▸ **PROBLEM TO WORK ON**: What is the number of lines in the data holding the word "chart"? Give that number by itself.

- - -

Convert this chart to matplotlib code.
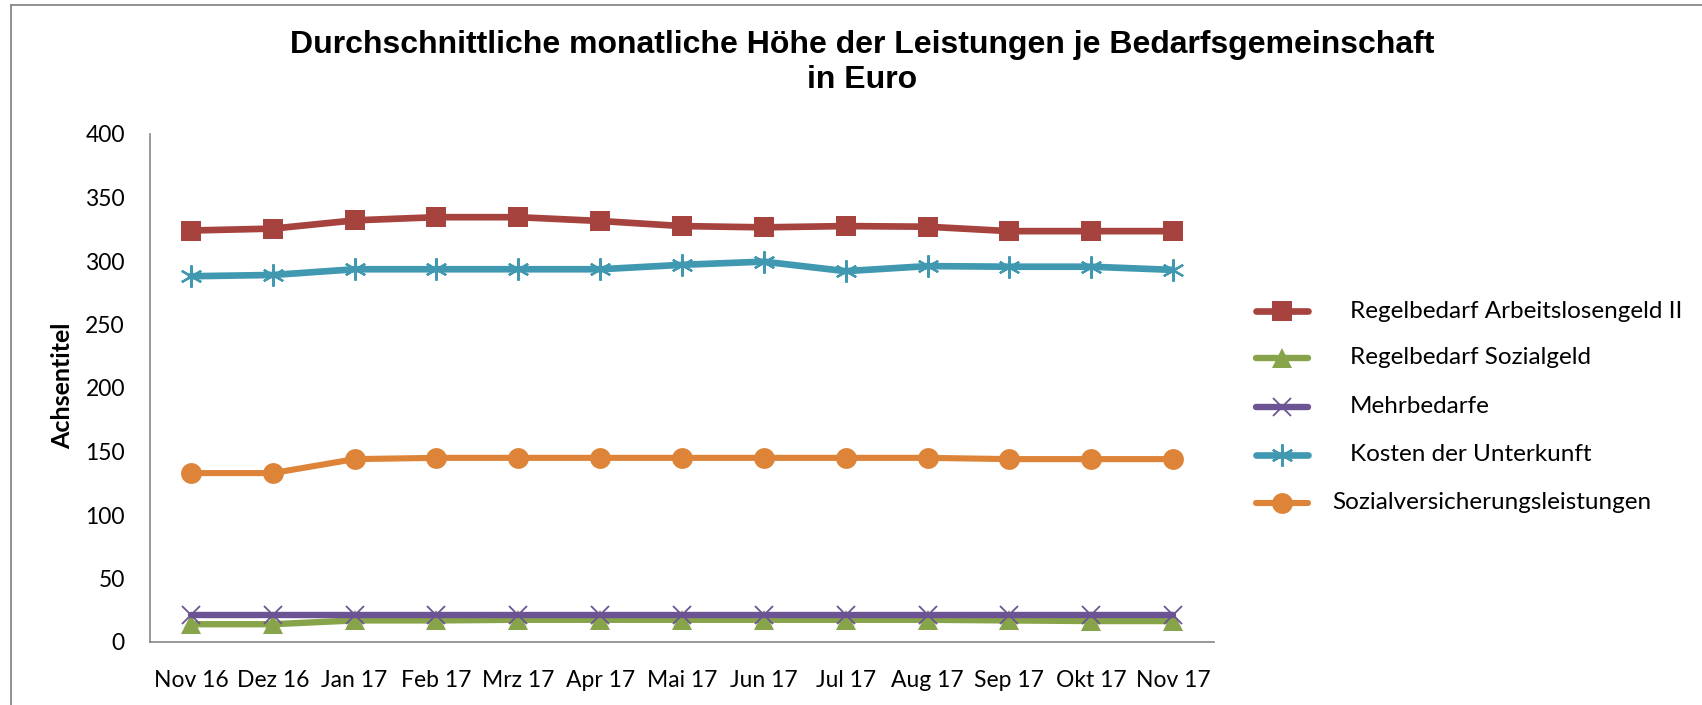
import matplotlib
matplotlib.use("Agg")
import matplotlib.pyplot as plt
from matplotlib.lines import Line2D

months = ["Nov 16", "Dez 16", "Jan 17", "Feb 17", "Mrz 17", "Apr 17", "Mai 17",
          "Jun 17", "Jul 17", "Aug 17", "Sep 17", "Okt 17", "Nov 17"]
regel_alg2 = [324, 325.5, 332, 334.5, 334.5, 331.5, 327.5, 326.5, 327.5, 327, 323.5, 323.5, 323.5]
regel_sozialgeld = [14, 14, 17, 17, 17.5, 17.5, 17.5, 17.5, 17.5, 17.5, 17, 16.5, 16.5]
mehrbedarfe = [21, 21, 21, 21, 21, 21, 21, 21, 21, 21, 21, 21, 21]
kdu = [288, 289, 293.5, 293.5, 293.5, 293.5, 297, 299.5, 292, 296, 295.5, 295.5, 293]
sv_leistungen = [133, 133, 144, 145, 145, 145, 145, 145, 145, 145, 144, 144, 144]

labels = ["Regelbedarf Arbeitslosengeld II", "Regelbedarf Sozialgeld",
          "Mehrbedarfe", "Kosten der Unterkunft", "Sozialversicherungsleistungen"]
yticks = [0, 50, 100, 150, 200, 250, 300, 350, 400]

W, H = 1702, 705
fig = plt.figure(figsize=(W / 100, H / 100), dpi=100)
ax = fig.add_axes([150 / W, (H - 642) / H, (1214 - 150) / W, (642 - 134) / H])

FONT = "Lato"
styles = [
    dict(color="#A6433F", marker="s", ms=14.5, mew=0, lw=4.8),
    dict(color="#88A44A", marker="^", ms=15, mew=0, lw=4.6),
    dict(color="#6C5494", marker="x", ms=13, mew=1.3, lw=4.6),
    dict(color="#4099B0", marker=(6, 2, 0), ms=16, mew=1.6, lw=4.8),
    dict(color="#DD8439", marker="o", ms=15, mew=0, lw=4.4),
]
series = [regel_alg2, regel_sozialgeld, mehrbedarfe, kdu, sv_leistungen]
x = list(range(len(months)))
for vals, st in zip(series, styles):
    ax.plot(x, vals, lw=st["lw"], color=st["color"], marker=st["marker"], ms=st["ms"],
            mew=st["mew"], mec=st["color"], mfc=st["color"], solid_capstyle="round",
            solid_joinstyle="round")

ax.set_xlim(-0.5, len(months) - 0.5)
ax.set_ylim(0, 400)
ax.set_yticks(yticks)
ax.set_xticks(x)
ax.set_xticklabels(months, fontfamily=FONT, fontsize=16.5)
ax.set_yticklabels([str(v) for v in yticks], fontfamily=FONT, fontsize=16.5)
ax.tick_params(axis="both", length=0)
ax.tick_params(axis="y", pad=18)
ax.tick_params(axis="x", pad=20)
for s in ["top", "right"]:
    ax.spines[s].set_visible(False)
for s in ["left", "bottom"]:
    ax.spines[s].set_color("#868686")
    ax.spines[s].set_linewidth(1.2)

fig.text(63 / W, 1 - 386 / H, "Achsentitel", rotation=90, ha="center", va="center",
         fontfamily=FONT, fontweight="bold", fontsize=18)

fig.text(862 / W, 1 - 45 / H, "Durchschnittliche monatliche Höhe der Leistungen je Bedarfsgemeinschaft",
         ha="center", va="center", fontfamily="Liberation Sans", fontweight="bold", fontsize=23)
fig.text(862 / W, 1 - 80 / H, "in Euro",
         ha="center", va="center", fontfamily="Liberation Sans", fontweight="bold", fontsize=23)

# legend (manual)
leg_y = [311, 358, 406.5, 454.5, 502.5]
leg_tx = [1350, 1350, 1350, 1350, 1332]
for lab, st, yy, tx in zip(labels, styles, leg_y, leg_tx):
    yf = 1 - yy / H
    fig.add_artist(Line2D([1256 / W, 1308 / W], [yf, yf], transform=fig.transFigure,
                          lw=st["lw"], color=st["color"], solid_capstyle="round"))
    fig.add_artist(Line2D([1282 / W], [yf], transform=fig.transFigure, lw=0,
                          marker=st["marker"], ms=st["ms"], mew=st["mew"],
                          mec=st["color"], mfc=st["color"]))
    fig.text(tx / W, yf, lab, ha="left", va="center", fontfamily=FONT, fontsize=17.5)

# chart frame
fig.add_artist(Line2D([11 / W, 11 / W], [0, 1 - 5 / H], transform=fig.transFigure,
                      lw=1.3, color="#888888"))
fig.add_artist(Line2D([11 / W, 1], [1 - 5 / H, 1 - 5 / H], transform=fig.transFigure,
                      lw=1.3, color="#888888"))

fig.savefig("out.png", dpi=100, facecolor="white")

- - -

▸ **WRITTEN RESPONSE**: 2